I mean, it seems as if an overreach is an understatement.
    Mr. CROSS. There is no doubt. In Kansas, like we say, the 
people that we have here, and this is true for small producers 
across the nation, not only Kansas but Pennsylvania as well and 
others. We are friends and neighbors. We life and work right 
where we have our product. So we care about our environment as 
much as anybody. They are wanting to protect that. They have 
for many years. So ESG standards is really nothing new. The 
industry has been doing those things for many years.
    Mr. MEUSER. I would love to hear from you afterwards. We 
always have limited time for this. What your suggestions would 
be, I can do, we can do, this Committee can do to educate the 
banks and more so the regulators in the banking community on 
what you see is best, responsible, and yet maintaining a level 
of responsibility as well as gaining that access to capital.
    Lastly, I would just like to ask our thoughts on H.R. 1 
that are coming across. This bill, H.R. 1, particularly even 
maybe comment or afterwards on how we will have the 
justification right to build pipelines across certain states 
that have kept us from doing so.

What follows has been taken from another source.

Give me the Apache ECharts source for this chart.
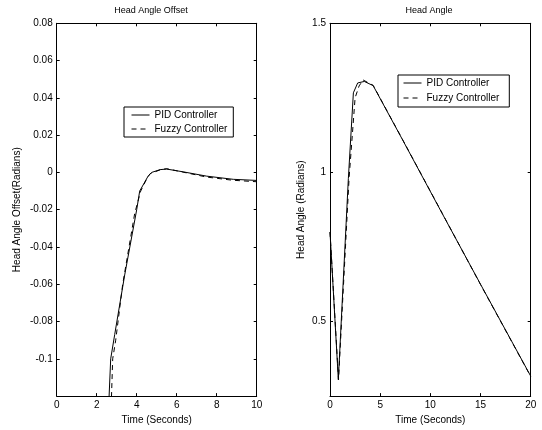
<!DOCTYPE html>
<html>
<head>
<meta charset="utf-8">
<script src="https://cdn.jsdelivr.net/npm/echarts@6/dist/echarts.min.js"></script>
<style>
html,body{margin:0;padding:0;background:#fff;}
#c{width:542px;height:430px;}
</style>
</head>
<body>
<div id="c"></div>
<script>
// ---- Data ----
var seriesNames = ['PID Controller', 'Fuzzy Controller'];

// Left panel: Head Angle Offset
var offsetTimePID   = [2.55, 2.62, 2.7, 2.9, 3.4, 4.0, 4.15, 4.58, 4.75, 5.17, 5.5, 6.33, 7.5, 8.83, 10];
var offsetPID       = [-0.135, -0.12, -0.1, -0.087, -0.055, -0.02, -0.01, -0.0018, 0, 0.0015, 0.0018, 0.0003, -0.002, -0.0037, -0.0043];
var offsetTimeFuzzy = [2.7, 2.74, 2.8, 2.95, 3.3, 3.9, 4.2, 4.47, 4.67, 5.2, 5.5, 6.3, 7.5, 8.8, 10];
var offsetFuzzy     = [-0.135, -0.12, -0.1, -0.09, -0.06, -0.022, -0.01, -0.0041, -0.0007, 0.0015, 0.002, 0.0002, -0.0025, -0.0042, -0.005];

// Right panel: Head Angle
var angleTimePID    = [0, 0.83, 1.83, 2.33, 2.76, 3.42, 4.3, 7.3, 11.2, 15, 20];
var anglePID        = [0.80, 0.305, 0.98, 1.267, 1.30, 1.305, 1.291, 1.105, 0.861, 0.625, 0.317];
var angleTimeFuzzy  = [0, 0.85, 1.9, 2.5, 2.9, 3.3, 4.3, 7.3, 11.2, 15, 20];
var angleFuzzy      = [0.80, 0.305, 0.98, 1.25, 1.29, 1.31, 1.292, 1.106, 0.862, 0.624, 0.316];

// Tick values
var offsetXTicks = {min: 0, max: 10, interval: 2};
var offsetYTicks = {min: -0.12, max: 0.08, interval: 0.02};
var angleXTicks  = {min: 0, max: 20, interval: 5};
var angleYRange  = {min: 0.25, max: 1.5};
var angleYLabels = [0.5, 1, 1.5];

function pairs(xs, ys) { return xs.map(function (x, i) { return [x, ys[i]]; }); }

var FONT = 'Liberation Sans, Arial, sans-serif';
var axisLine = {show: true, onZero: false, lineStyle: {color: '#000', width: 1}};
var tick = {show: true, inside: true, length: 3, lineStyle: {color: '#000', width: 1}};
var lbl = {color: '#000', fontSize: 10, fontFamily: FONT};
var legendCommon = {
  orient: 'vertical', itemWidth: 18, itemHeight: 10, borderColor: '#000', borderWidth: 1,
  backgroundColor: '#fff', selectedMode: false,
  itemStyle: {opacity: 0, borderWidth: 0},
  lineStyle: {width: 1},
  textStyle: {fontSize: 10, color: '#000', fontFamily: FONT}
};
var titleStyle = {fontSize: 9, fontWeight: 'normal', color: '#000', fontFamily: FONT};

var chart = echarts.init(document.getElementById('c'), null, {renderer: 'canvas'});
var option = {
  backgroundColor: '#fff',
  animation: false,
  title: [
    {text: 'Head Angle Offset', left: 151, top: 6, padding: 0, textAlign: 'center', textStyle: titleStyle},
    {text: 'Head Angle', left: 429, top: 6, padding: 0, textAlign: 'center', textStyle: titleStyle}
  ],
  grid: [
    {left: 56.7, right: 285.3, top: 23.3, bottom: 32.3},
    {left: 330, right: 11.3, top: 23.3, bottom: 32.3}
  ],
  legend: [
    Object.assign({data: seriesNames, left: 124, top: 107, padding: [3, 6, 3, 7], itemGap: 4}, legendCommon),
    Object.assign({data: seriesNames, left: 398, top: 75, padding: [3, 10, 4, 5], itemGap: 5}, legendCommon)
  ],
  xAxis: [
    {type: 'value', gridIndex: 0, min: offsetXTicks.min, max: offsetXTicks.max, interval: offsetXTicks.interval,
     name: 'Time (Seconds)', nameLocation: 'middle', nameGap: 17, nameTextStyle: lbl,
     axisLine: axisLine, axisTick: tick, axisLabel: Object.assign({margin: 4}, lbl), splitLine: {show: false}},
    {type: 'value', gridIndex: 0, position: 'top', min: offsetXTicks.min, max: offsetXTicks.max, interval: offsetXTicks.interval,
     axisLine: axisLine, axisTick: tick, axisLabel: {show: false}, splitLine: {show: false}},
    {type: 'value', gridIndex: 1, min: angleXTicks.min, max: angleXTicks.max, interval: angleXTicks.interval,
     name: 'Time (Seconds)', nameLocation: 'middle', nameGap: 17, nameTextStyle: lbl,
     axisLine: axisLine, axisTick: tick, axisLabel: Object.assign({margin: 4}, lbl), splitLine: {show: false}},
    {type: 'value', gridIndex: 1, position: 'top', min: angleXTicks.min, max: angleXTicks.max, interval: angleXTicks.interval,
     axisLine: axisLine, axisTick: tick, axisLabel: {show: false}, splitLine: {show: false}}
  ],
  yAxis: [
    {type: 'value', gridIndex: 0, min: offsetYTicks.min, max: offsetYTicks.max, interval: offsetYTicks.interval,
     name: 'Head Angle Offset(Radians)', nameLocation: 'middle', nameGap: 34, nameTextStyle: lbl,
     axisLine: axisLine, axisTick: tick,
     axisLabel: Object.assign({margin: 4, showMinLabel: false, formatter: function (v) { return String(+v.toFixed(2)); }}, lbl),
     splitLine: {show: false}},
    {type: 'value', gridIndex: 0, position: 'right', min: offsetYTicks.min, max: offsetYTicks.max, interval: offsetYTicks.interval,
     axisLine: axisLine, axisTick: tick, axisLabel: {show: false}, splitLine: {show: false}},
    {type: 'value', gridIndex: 1, min: angleYRange.min, max: angleYRange.max,
     name: 'Head Angle (Radians)', nameLocation: 'middle', nameGap: 24, nameTextStyle: lbl,
     axisLine: axisLine, axisTick: Object.assign({customValues: angleYLabels}, tick),
     axisLabel: Object.assign({margin: 4, customValues: angleYLabels}, lbl),
     splitLine: {show: false}},
    {type: 'value', gridIndex: 1, position: 'right', min: angleYRange.min, max: angleYRange.max,
     axisLine: axisLine, axisTick: Object.assign({customValues: angleYLabels}, tick),
     axisLabel: {show: false}, splitLine: {show: false}}
  ],
  series: [
    {name: seriesNames[0], type: 'line', xAxisIndex: 0, yAxisIndex: 0, symbol: 'none', clip: true,
     data: pairs(offsetTimePID, offsetPID), lineStyle: {color: '#000', width: 1, type: 'solid'}, itemStyle: {color: '#000'}},
    {name: seriesNames[1], type: 'line', xAxisIndex: 0, yAxisIndex: 0, symbol: 'none', clip: true,
     data: pairs(offsetTimeFuzzy, offsetFuzzy), lineStyle: {color: '#000', width: 1, type: [5, 4]}, itemStyle: {color: '#000'}},
    {name: seriesNames[0], type: 'line', xAxisIndex: 2, yAxisIndex: 2, symbol: 'none', clip: true,
     data: pairs(angleTimePID, anglePID), lineStyle: {color: '#000', width: 1, type: 'solid'}, itemStyle: {color: '#000'}},
    {name: seriesNames[1], type: 'line', xAxisIndex: 2, yAxisIndex: 2, symbol: 'none', clip: true,
     data: pairs(angleTimeFuzzy, angleFuzzy), lineStyle: {color: '#000', width: 1, type: [5, 4]}, itemStyle: {color: '#000'}}
  ]
};
chart.setOption(option);
</script>
</body>
</html>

In Pennsylvania, for instance, 
natural gas is about one-fifth the cost that it very often is 
in the winter anyway in Boston. And if we could pipeline across 
New York State, America energy wins, consumers' costs go way 
down, and everybody is a lot happier.
    Mr. Chairman, my apology. I am out of time. If I can get 
that at some other point I would appreciate it, your thoughts 
on H.R. 1.
    Thanks very much. I yield back.
    Chairman HUNT. Thank you very much, sir.
    I want to thank all the witnesses for being here. I really 
appreciate it. I really appreciate your testimony today.
    Without objections, Members have 5 legislative days to 
submit additional materials and written questions for the 
witnesses to the Chair which will be forwarded to the 
witnesses. I ask the witnesses to please respond promptly.
    If there is no further business, without objection, the 
Committee is adjourned. And thank you very much.
    [Whereupon, at 11:12 a.m., the subcommittee was adjourned.]